Using will and intention to focus the attention to one-point may have less than satisfactory results, especially if using the mind to focus the mind. I have found that incorporating the feeling/sensation aspect of the body is crucial in “holding” the mind in place.
Oftentimes, our notions about the “focused mind” is very different from the actual visceral experience of the focused mind. There is a sensation/feeling involved…and the feeling is like an energetic “grid” that holds/focuses the mind.
In normal waking consciousness, we focus upon our day-to-day duties and responsibilities and more often than not “float” around with little awareness when not involved in work or duties. The mind defaults to habitual patterns, engaging in what we “like” and moving away from what we do not like.
Sometimes we get “pulled” towards all manner of distractions and desires, losing endless hours, days…lifetimes, unmindful of all the forces, subtle and not-so-subtle at play in our lives!
When mindfully feeling into subtlety, the direction of focus is inwards, to the overall resonance of all that we feel in the moment. Initially the mind will think/say, “So what! Big deal!”
Now, for want of allowing ourselves to go a little below the surface of habitual, familiar patterns of thinking and feeling, we remain disconnected from unexplored realms of breathtaking beauty…
Even when we have an intention to connect with subtlety, even when we have a meditation practice, the mind can remain a formidable gate keeper, preventing us from entering the depths of meditation.
In my experience, even with years and years of regular and long practice of meditation, I found the Divine Subtlety elusive. I had a particular meditation technique and routine that I did my best to follow…but found that I reached a plateau. I found that my mind would inevitably wander into subconscious memories, distractions, sleep, etc.
What happened? Well, in my “practice” of meditation technique, I would keep my body in meditation posture and then practice technique, which called for focusing on certain “currents” in the spine, while inwardly observing the incoming and outgoing breaths.
As mentioned, for the life of me, I could not seem to get beyond a certain depth in my meditations. It wasn’t until leaving the ashram and releasing the tight hold that I had on meditation practice that I came to feel the very fine currents in the spine.
In the ashram, I was practicing technique, but was not allowing myself to feel the very subtle push/pull/play of the “life force” moving delicately in the body and especially in the spine.
What I mean by this is that in holding my body in certain meditation posture, using will to keep it still, I was not tuning into, feeling the subtle play of energies (life force) at play in maintaining the erect posture.

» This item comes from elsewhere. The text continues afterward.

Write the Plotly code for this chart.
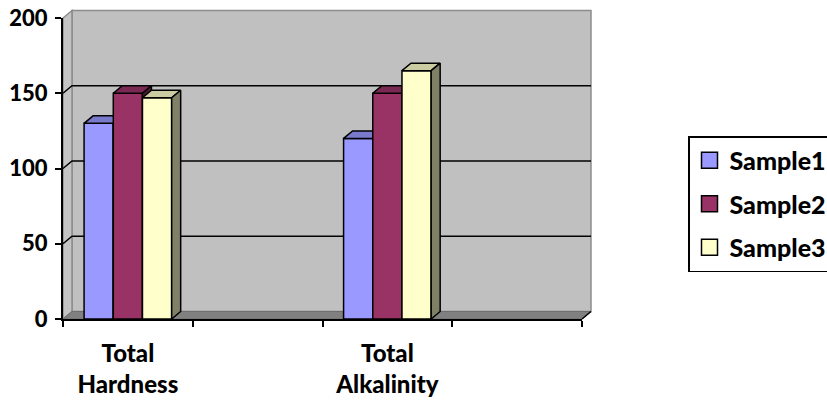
import plotly.graph_objects as go

# ---- data -------------------------------------------------------------
category_pos = [0, 2]                       # slots 1 and 3 of four category slots
category_labels = ["Total<br>Hardness", "Total<br>Alkalinity"]
series_names = ["Sample1", "Sample2", "Sample3"]
sample1 = [130, 120]
sample2 = [150, 150]
sample3 = [147, 165]
y_ticks = [0, 50, 100, 150, 200]

# ---- style ------------------------------------------------------------
front_colors = ["#9999FF", "#993366", "#FFFFCC"]
top_colors = ["#7A7ACC", "#7A2952", "#CCCCA3"]
side_colors = ["#4D4D80", "#4D1A33", "#808066"]
FONT = "Lato"
WEIGHT = 900

W, H = 827, 404
ML, MR, MT, MB = 63, 245, 18, 85
PW, PH = W - ML - MR, H - MT - MB
X_RANGE = [-0.5, 3.5]
Y_RANGE = [0, 200]

# 3-D depth of the walls and bars, in pixels, converted to data units
DEPTH_PX_X, DEPTH_PX_Y = 9.0, 7.5
ddx = DEPTH_PX_X * (X_RANGE[1] - X_RANGE[0]) / PW
ddy = DEPTH_PX_Y * (Y_RANGE[1] - Y_RANGE[0]) / PH

bar_w = 0.225
offsets = [-1.5 * bar_w, -0.5 * bar_w, 0.5 * bar_w]

series_values = [sample1, sample2, sample3]


def px_(x):
    return (x - X_RANGE[0]) / (X_RANGE[1] - X_RANGE[0])


def py_(y):
    return (y - Y_RANGE[0]) / (Y_RANGE[1] - Y_RANGE[0])


def poly(pts):
    d = "M" + " L".join(f"{px_(x):.5f},{py_(y):.5f}" for x, y in pts) + " Z"
    return d


fig = go.Figure()

# one overlaid subplot per series so later series sit in front of earlier ones
for i, (name, vals) in enumerate(zip(series_names, series_values)):
    xa = "x" if i == 0 else f"x{i + 1}"
    ya = "y" if i == 0 else f"y{i + 1}"
    fig.add_trace(go.Bar(
        x=category_pos, y=vals, width=bar_w, offset=offsets[i],
        marker=dict(color=front_colors[i], line=dict(color="black", width=1.5)),
        name=name, showlegend=False, xaxis=xa, yaxis=ya, hoverinfo="skip",
    ))
    # top faces
    tx, ty = [], []
    for c, v in zip(category_pos, vals):
        x0 = c + offsets[i]
        x1 = x0 + bar_w
        tx += [x0, x1, x1 + ddx, x0 + ddx, x0, None]
        ty += [v, v, v + ddy, v + ddy, v, None]
    fig.add_trace(go.Scatter(
        x=tx, y=ty, mode="lines", fill="toself", fillcolor=top_colors[i],
        line=dict(color="black", width=1.5), showlegend=False,
        xaxis=xa, yaxis=ya, hoverinfo="skip",
    ))
    # right side faces
    sx, sy = [], []
    for c, v in zip(category_pos, vals):
        x1 = c + offsets[i] + bar_w
        sx += [x1, x1 + ddx, x1 + ddx, x1, x1, None]
        sy += [0, ddy, v + ddy, v, 0, None]
    fig.add_trace(go.Scatter(
        x=sx, y=sy, mode="lines", fill="toself", fillcolor=side_colors[i],
        line=dict(color="black", width=1.5), showlegend=False,
        xaxis=xa, yaxis=ya, hoverinfo="skip",
    ))

# legend entries
for i, name in enumerate(series_names):
    fig.add_trace(go.Scatter(
        x=[None], y=[None], mode="markers", name=name, legendgroup=name,
        marker=dict(symbol="square", size=16, color=front_colors[i],
                    line=dict(color="black", width=1.5)),
    ))

# ---- walls, floor and back-wall gridlines ------------------------------
xl, xr = X_RANGE
yb, yt = Y_RANGE
shapes = []
# back wall
shapes.append(dict(type="path", xref="paper", yref="paper", layer="below",
                   path=poly([(xl + ddx, yb + ddy), (xr + ddx, yb + ddy),
                              (xr + ddx, yt + ddy), (xl + ddx, yt + ddy)]),
                   fillcolor="#C0C0C0", line=dict(color="#8C8C8C", width=1.5)))
# left side wall
shapes.append(dict(type="path", xref="paper", yref="paper", layer="below",
                   path=poly([(xl, yb), (xl + ddx, yb + ddy),
                              (xl + ddx, yt + ddy), (xl, yt)]),
                   fillcolor="#C4C4C4", line=dict(color="#8C8C8C", width=1.5)))
# floor
shapes.append(dict(type="path", xref="paper", yref="paper", layer="below",
                   path=poly([(xl, yb), (xr, yb), (xr + ddx, yb + ddy),
                              (xl + ddx, yb + ddy)]),
                   fillcolor="#808080", line=dict(color="#6E6E6E", width=1)))
# floor front-right edge
shapes.append(dict(type="line", xref="paper", yref="paper", layer="below",
                   x0=px_(xr), y0=py_(yb), x1=px_(xr + ddx), y1=py_(yb + ddy),
                   line=dict(color="black", width=1.5)))
# gridlines across the side wall and back wall
for t in y_ticks[1:-1]:
    shapes.append(dict(type="path", xref="paper", yref="paper", layer="below",
                       path=f"M{px_(xl):.5f},{py_(t):.5f} "
                            f"L{px_(xl + ddx):.5f},{py_(t + ddy):.5f} "
                            f"L{px_(xr + ddx):.5f},{py_(t + ddy):.5f}",
                       line=dict(color="black", width=1.5)))

axis_common = dict(showgrid=False, zeroline=False)
hidden = dict(visible=False, showgrid=False, zeroline=False)

fig.update_layout(
    width=W, height=H,
    margin=dict(l=ML, r=MR, t=MT, b=MB, pad=0, autoexpand=False),
    paper_bgcolor="white", plot_bgcolor="rgba(0,0,0,0)",
    font=dict(family=FONT, color="black"),
    barmode="overlay",
    shapes=shapes,
    xaxis=dict(range=X_RANGE, tickvals=category_pos, ticktext=category_labels,
               ticks="", showline=True, linecolor="black", linewidth=2,
               ticklabelstandoff=12,
               tickfont=dict(family=FONT, size=24, weight=WEIGHT, color="black"),
               minor=dict(tickvals=[-0.5, 0.5, 1.5, 2.5, 3.5], ticks="outside",
                          ticklen=6, tickwidth=2, tickcolor="black"),
               **axis_common),
    yaxis=dict(range=Y_RANGE, tickvals=y_ticks, ticks="outside", ticklen=6,
               tickwidth=2, tickcolor="black", showline=True,
               linecolor="black", linewidth=2, ticklabelstandoff=3,
               tickfont=dict(family=FONT, size=22, weight=WEIGHT, color="black"),
               **axis_common),
    xaxis2=dict(range=X_RANGE, overlaying="x", **hidden),
    yaxis2=dict(range=Y_RANGE, overlaying="y", **hidden),
    xaxis3=dict(range=X_RANGE, overlaying="x", **hidden),
    yaxis3=dict(range=Y_RANGE, overlaying="y", **hidden),
    legend=dict(x=(688 - ML) / PW, y=(H - MB - 136) / PH, xanchor="left",
                yanchor="top", bgcolor="white", bordercolor="black",
                borderwidth=1.5, traceorder="grouped", tracegroupgap=8,
                font=dict(family=FONT, size=25, weight=WEIGHT, color="black")),
    showlegend=True,
)

fig.write_html("out.html")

I was also not feeling into the subtle sensations of the incoming and outgoing breaths. In my deep release of the ashram, along with my rigid attachments to meditation techniques, I found the life force automatically adjusting and moving the body in “micro-movements.”
Meditation then became a dance of exquisitely fine sensations, moving so very delicately in the spine, holding the body/mind/psyche as though electrified!